Although controversial as of methods used, many legacy boards of certification now require that physicians demonstrate, by examination, continuing mastery of the core knowledge and skills for their chosen specialty with recertification of various durations by specialty, between every 7 and every 10 years. More contemporary boards require demonstration of accredited continuing education and maintenance of institutional professional privileges.
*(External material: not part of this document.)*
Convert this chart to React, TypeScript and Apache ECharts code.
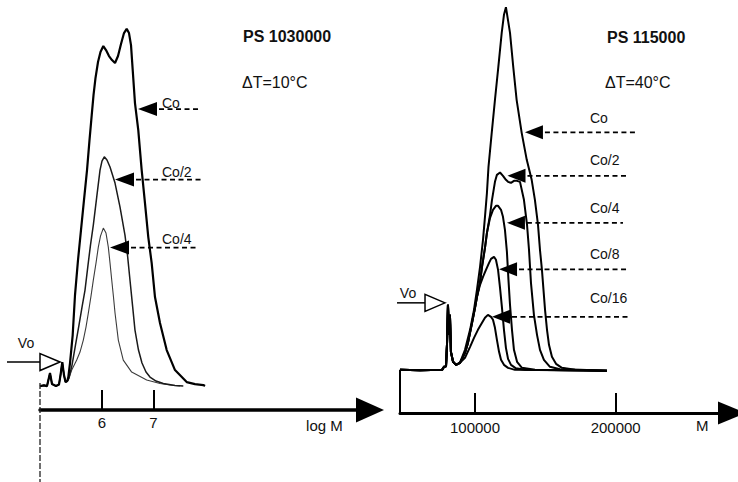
import React, { useEffect, useRef } from "react";
import * as echarts from "echarts";

type Pt = [number, number];

// ---------- Left panel: PS 1030000, ΔT = 10 °C  (x = log M, y = detector signal, Co peak = 100)
const leftLead: Pt[] = [
  [4.8, 0], [4.878, 0.2], [4.936, 0], [4.994, 3.64], [5.033, 0.56], [5.11, 0],
  [5.168, 0.42], [5.198, 3.08], [5.232, 6.72], [5.265, 3.08], [5.295, 1.12], [5.329, 1.4],
];
const leftCo: Pt[] = [
  [5.349, 2.52], [5.382, 6.44], [5.434, 14.28], [5.479, 25.48], [5.537, 35.27], [5.595, 43.67],
  [5.653, 52.07], [5.712, 60.47], [5.76, 68.87], [5.803, 75.87], [5.838, 81.47], [5.876, 86.23],
  [5.925, 90.71], [5.973, 93.51], [6.028, 95.18], [6.08, 94.06], [6.138, 92.39], [6.196, 91.27],
  [6.255, 90.43], [6.313, 92.39], [6.371, 95.74], [6.429, 98.82], [6.481, 100], [6.526, 98.82],
  [6.565, 95.46], [6.598, 88.47], [6.642, 79.23], [6.706, 71.67], [6.772, 60.47], [6.836, 51.23],
  [6.9, 41.71], [6.966, 34.43], [7.03, 24.92], [7.127, 17.64], [7.257, 10.08], [7.418, 4.48],
  [7.645, 1.12], [7.806, 0.56], [7.967, 0.28], [8.0, 0],
];
const leftCo2: Pt[] = [
  [5.362, 2.24], [5.421, 5.88], [5.488, 11.48], [5.556, 17.08], [5.615, 22.12], [5.673, 26.88],
  [5.731, 33.87], [5.779, 39.47], [5.834, 45.07], [5.9, 52.91], [5.964, 60.47], [6.002, 62.99],
  [6.047, 64.19], [6.099, 63.27], [6.158, 61.31], [6.255, 56.83], [6.352, 50.11], [6.448, 42.27],
  [6.497, 36.67], [6.545, 29.68], [6.594, 22.68], [6.642, 15.68], [6.71, 10.08], [6.778, 6.44],
  [6.856, 3.92], [6.933, 2.52], [7.05, 1.4], [7.191, 0.7], [7.418, 0.14], [7.579, 0],
];
const leftCo4: Pt[] = [
  [5.349, 1.68], [5.415, 4.48], [5.512, 7.28], [5.576, 9.52], [5.64, 12.88], [5.692, 16.52],
  [5.737, 20.44], [5.789, 25.2], [5.834, 29.68], [5.886, 34.43], [5.931, 38.91], [5.973, 41.99],
  [6.028, 44.23], [6.08, 42.83], [6.125, 38.91], [6.158, 34.43], [6.191, 29.68], [6.225, 24.92],
  [6.255, 20.44], [6.319, 12.88], [6.415, 7.28], [6.578, 3.92], [6.869, 1.68], [7.127, 0.7],
  [7.321, 0.28], [7.515, 0],
];
const leftTicks = [6, 7];

// ---------- Right panel: PS 115000, ΔT = 40 °C  (x = M, y = detector signal, Co peak = 100)
const rightLead: Pt[] = [
  [46700, 0], [60900, -0.14], [76600, 0], [78000, 0.83], [79400, 0.96], [80100, 6.89],
  [80800, 17.92], [81500, 9.65], [82200, 15.16], [82900, 4.96], [84400, 2.21], [86500, 1.38],
  [89300, 1.93],
];
const rightRise: Pt[] = [
  [92900, 4.69], [95000, 7.44], [97900, 12.96], [100000, 17.09], [101400, 20.13],
];
const rightRiseUpper: Pt[] = [
  [103600, 24.26], [105000, 28.4], [107100, 33.64], [108500, 37.77],
];
const rightCo: Pt[] = [
  [92900, 5.51], [96500, 11.03], [99300, 16.54], [101400, 22.06], [103600, 28.4], [105700, 35.84],
  [107100, 42.18], [108500, 48.8], [109600, 55.97], [111900, 65.34], [114200, 74.44],
  [116600, 83.54], [119000, 92.91], [120600, 97.88], [122000, 100], [124900, 92.91],
  [127200, 83.54], [129600, 74.44], [133200, 65.34], [136800, 57.9], [140300, 52.38],
  [142600, 46.87], [144800, 39.98], [146200, 33.09], [147600, 27.57], [148700, 22.06],
  [149800, 16.54], [151200, 11.03], [152600, 6.89], [154700, 3.58], [157600, 1.65],
  [161800, 0.55], [171100, 0], [193800, -0.28],
];
const rightCo2: Pt[] = [
  [110700, 42.74], [112100, 46.87], [114200, 51.83], [115600, 53.76], [117800, 54.4],
  [119900, 53.49], [122000, 52.38], [123500, 51.83], [125600, 51.56], [127700, 52.11],
  [129900, 52.11], [132000, 51.83], [134800, 46.87], [137000, 39.98], [138400, 33.09],
  [139800, 23.99], [141900, 15.16], [144100, 9.65], [146200, 5.51], [149000, 2.76],
  [153300, 0.83], [160400, 0.14], [174600, 0], [193800, -0.28],
];
const rightCo4: Pt[] = [
  [110700, 41.91], [112800, 44.11], [114900, 45.22], [116400, 45.22], [118500, 44.11],
  [119900, 42.18], [121300, 38.6], [122700, 32.53], [123800, 24.81], [124900, 17.92],
  [126300, 11.03], [127700, 5.51], [129900, 2.21], [133400, 0.55], [142600, 0], [193800, -0.28],
];
const rightCo8: Pt[] = [
  [103600, 23.44], [105700, 25.64], [107800, 27.57], [110000, 29.5], [111400, 30.6],
  [113500, 31.16], [114900, 30.33], [116400, 27.57], [117800, 22.61], [119200, 17.09],
  [120600, 11.03], [122000, 6.07], [123500, 3.03], [125600, 1.38], [129100, 0.41],
  [135500, 0], [193800, -0.28],
];
const rightCo16: Pt[] = [
  [92900, 3.31], [96500, 6.34], [99300, 8.82], [102100, 11.03], [105000, 12.96], [107100, 14.34],
  [109200, 15.16], [111400, 14.61], [112800, 13.79], [114200, 11.58], [115600, 8.27],
  [117100, 4.96], [118500, 2.76], [120600, 1.38], [123500, 0.55], [128400, 0], [193800, -0.28],
];
const rightTicks = [100000, 200000];

// Concentration call-outs: arrow tip on the trace, dashed leader end, label anchor (data units)
const leftMarkers = [
  { label: "Co", tipX: 6.701, level: 77.55, endX: 7.903, textX: 7.166, textY: 79.23 },
  { label: "Co/2", tipX: 6.255, level: 57.81, endX: 7.942, textX: 7.166, textY: 59.91 },
  { label: "Co/4", tipX: 6.158, level: 38.77, endX: 7.845, textX: 7.166, textY: 41.29 },
];
const rightMarkers = [
  { label: "Co", tipX: 135500, level: 65.48, endX: 215100, textX: 181700, textY: 69.56 },
  { label: "Co/2", tipX: 123100, level: 53.49, endX: 208000, textX: 181700, textY: 57.9 },
  { label: "Co/4", tipX: 122700, level: 40.53, endX: 205200, textX: 181700, textY: 44.67 },
  { label: "Co/8", tipX: 117100, level: 27.71, endX: 208000, textX: 181700, textY: 31.98 },
  { label: "Co/16", tipX: 112100, level: 14.61, endX: 208700, textX: 181700, textY: 19.85 },
];
// Void-volume marker (tip position)
const leftVo: Pt = [5.188, 6.72];
const rightVo: Pt = [78700, 18.47];

const FONT = '"Liberation Sans", Arial, Helvetica, sans-serif';

const LEFT_X = { min: 4.8, max: 11.2 };
const LEFT_Y = { min: -6.7, max: 105 };
const RIGHT_X = { min: 46700, max: 282700 };
const RIGHT_Y = { min: -11.9, max: 101 };

function xAxisFor(gridIndex: number, range: { min: number; max: number }, ticks: number[], arrow: number[]) {
  return {
    type: "value" as const,
    gridIndex,
    min: range.min,
    max: range.max,
    splitLine: { show: false },
    axisLine: {
      show: true,
      onZero: false,
      symbol: ["none", "triangle"],
      symbolSize: arrow,
      lineStyle: { color: "#000", width: gridIndex === 0 ? 3.5 : 3 },
    },
    axisTick: {
      show: true,
      inside: true,
      length: 20,
      customValues: ticks,
      lineStyle: { color: "#000", width: 2 },
    },
    axisLabel: {
      show: true,
      customValues: ticks,
      margin: gridIndex === 0 ? 5 : 7,
      fontSize: 15,
      fontFamily: FONT,
      color: "#111",
      formatter: (v: number) => String(v),
    },
  };
}

function lineSeries(name: string, idx: number, data: Pt[], width: number, color: string) {
  return {
    type: "line" as const,
    name,
    xAxisIndex: idx,
    yAxisIndex: idx,
    data,
    symbol: "none",
    showSymbol: false,
    lineStyle: { color, width },
    z: 3,
  };
}

export default function App() {
  const ref = useRef<HTMLDivElement>(null);

  useEffect(() => {
    if (!ref.current) return;
    const chart = echarts.init(ref.current, null, { renderer: "svg" });

    chart.setOption({
      animation: false,
      backgroundColor: "#fff",
      grid: [
        { left: 40, top: 11, width: 330, height: 399 },
        { left: 400, top: 3.5, width: 332, height: 409.5 },
      ],
      xAxis: [
        xAxisFor(0, LEFT_X, leftTicks, [25, 28]),
        xAxisFor(1, RIGHT_X, rightTicks, [23, 28]),
      ],
      yAxis: [
        { type: "value", gridIndex: 0, show: false, min: LEFT_Y.min, max: LEFT_Y.max },
        { type: "value", gridIndex: 1, show: false, min: RIGHT_Y.min, max: RIGHT_Y.max },
      ],
      series: [
        lineSeries("Co/4", 0, [...leftLead, ...leftCo4], 1.1, "#3c3c3c"),
        lineSeries("Co/2", 0, [...leftLead, ...leftCo2], 1.5, "#1a1a1a"),
        lineSeries("Co", 0, [...leftLead, ...leftCo], 2.2, "#000"),
        lineSeries("Co/16", 1, [...rightLead, ...rightCo16], 2, "#000"),
        lineSeries("Co/8", 1, [...rightLead, ...rightRise, ...rightCo8], 2, "#000"),
        lineSeries("Co/4", 1, [...rightLead, ...rightRise, ...rightRiseUpper, ...rightCo4], 2, "#000"),
        lineSeries("Co/2", 1, [...rightLead, ...rightRise, ...rightRiseUpper, ...rightCo2], 2, "#000"),
        lineSeries("Co", 1, [...rightLead, ...rightCo], 2, "#000"),
      ],
    });

    const px = (grid: number, p: Pt) => chart.convertToPixel({ gridIndex: grid } as any, p) as number[];

    const graphics: any[] = [];
    const text = (x: number, y: number, s: string, font: string, align = "left") => ({
      type: "text",
      x,
      y,
      z: 10,
      style: { text: s, font, fill: "#111", textAlign: align, textVerticalAlign: "middle" },
    });

    const addMarkers = (grid: number, markers: typeof leftMarkers, len: number, half: number) => {
      for (const m of markers) {
        const [tx, ty] = px(grid, [m.tipX, m.level]);
        const [ex] = px(grid, [m.endX, m.level]);
        const [lx, ly] = px(grid, [m.textX, m.textY]);
        graphics.push({
          type: "polygon",
          z: 10,
          shape: { points: [[tx, ty], [tx + len, ty - half], [tx + len, ty + half]] },
          style: { fill: "#000" },
        });
        graphics.push({
          type: "line",
          z: 10,
          shape: { x1: tx + len + 2, y1: ty, x2: ex, y2: ty },
          style: { stroke: "#000", lineWidth: 1.7, lineDash: [5, 3.5] },
        });
        graphics.push(text(lx, ly, m.label, `14px ${FONT}`));
      }
    };
    addMarkers(0, leftMarkers, 19, 7);
    addMarkers(1, rightMarkers, 18, 7);

    const addVo = (grid: number, tip: Pt, lineFrom: number, textDx: number, textDy: number) => {
      const [vx, vy] = px(grid, tip);
      graphics.push({
        type: "line",
        z: 10,
        shape: { x1: vx - lineFrom, y1: vy, x2: vx - 20, y2: vy },
        style: { stroke: "#000", lineWidth: 1.5 },
      });
      graphics.push({
        type: "polygon",
        z: 10,
        shape: { points: [[vx, vy], [vx - 20, vy - 8.5], [vx - 20, vy + 8.5]] },
        style: { fill: "#fff", stroke: "#000", lineWidth: 1.5 },
      });
      graphics.push(text(vx + textDx, vy + textDy, "Vo", `14px ${FONT}`, "center"));
    };
    addVo(0, leftVo, 53, -34, -19);
    addVo(1, rightVo, 48, -37, -10);

    // start-of-trace drop lines
    const [l0x, l0y] = px(0, [LEFT_X.min, 0.84]);
    graphics.push({
      type: "line",
      z: 9,
      shape: { x1: l0x, y1: l0y, x2: l0x, y2: 482 },
      style: { stroke: "#222", lineWidth: 1.3, lineDash: [6, 2] },
    });
    const [r0x, r0y] = px(1, [RIGHT_X.min, 0]);
    const [, r1y] = px(1, [RIGHT_X.min, RIGHT_Y.min]);
    graphics.push({
      type: "line",
      z: 9,
      shape: { x1: r0x, y1: r0y, x2: r0x, y2: r1y },
      style: { stroke: "#000", lineWidth: 2 },
    });

    // axis names
    const [lnx, lny] = px(0, [9.96, LEFT_Y.min]);
    graphics.push(text(lnx, lny + 15, "log M", `15px ${FONT}`));
    const [rnx, rny] = px(1, [257100, RIGHT_Y.min]);
    graphics.push(text(rnx, rny + 12, "M", `15px ${FONT}`));

    // panel headings
    graphics.push(text(243, 36, "PS 1030000", `bold 16px ${FONT}`));
    graphics.push(text(242, 82, "ΔT=10°C", `16px ${FONT}`));
    graphics.push(text(607, 37, "PS 115000", `bold 16px ${FONT}`));
    graphics.push(text(605, 82, "ΔT=40°C", `16px ${FONT}`));

    chart.setOption({ graphic: graphics });

    return () => chart.dispose();
  }, []);

  return (
    <div
      ref={ref}
      style={{ position: "fixed", left: 0, top: 0, width: 738, height: 482, background: "#fff" }}
    />
  );
}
==Certifying agencies for attorneys==
Most state bar associations restrict their licensed attorneys from advertising that they are certified, experts, or specialists in a particular area of law unless they are either (a) certified by the state bar association or (b) certified by an organization approved by the American Bar Association. This approach generally follows Rule 7.4 of the American Bar Association's Model Rules of Professional Conduct. The American Bar Association's Standing Committee on Specialization lists specialty certification programs, including state bar associations and the specialty areas offered for certification purposes.

ABA Model Rule 7.4(b) specifically allows patent attorneys to advertise their specialty, and Rule 7.4(c) allows admiralty lawyers to do so. In the case of patent attorneys, admission to practice before the patent division of the United States Patent and Trademark Office requires that the attorney pass a federally administered examination.

==Specialty colleges==

Medical specialty colleges are societies that represent specialist physicians. Any physician may join these organizations, though most require board certification in order to become a fellow of the college and use the respective post-nominal letters. Similarly, legal specialty colleges are societies that represent specialist lawyers. Fellows of a particular legal specialty college might or might not be board certified. The American College of Trust and Estate Counsel, which was originally known as the American College of Probate Counsel, is one of the oldest legal specialty colleges, although the American College of Trial Lawyers was founded a year later (1950).

==Criticism==
While medical licensing in general has been criticized, the board certification process itself has generated a number of controversies and debates. Since many certification boards have begun requiring periodic re-examination, critics in newspapers such as The New York Times have decried board certification exams as being "its own industry", costing doctors thousands of dollars each time and serving to enrich testing and prep companies rather than improving the quality of the profession.
Some also have reported that testing has evolved into a more generalized examination, where a significant portion of the test is not relevant to the specialty a given doctor practices, and thus passing rates are much lower.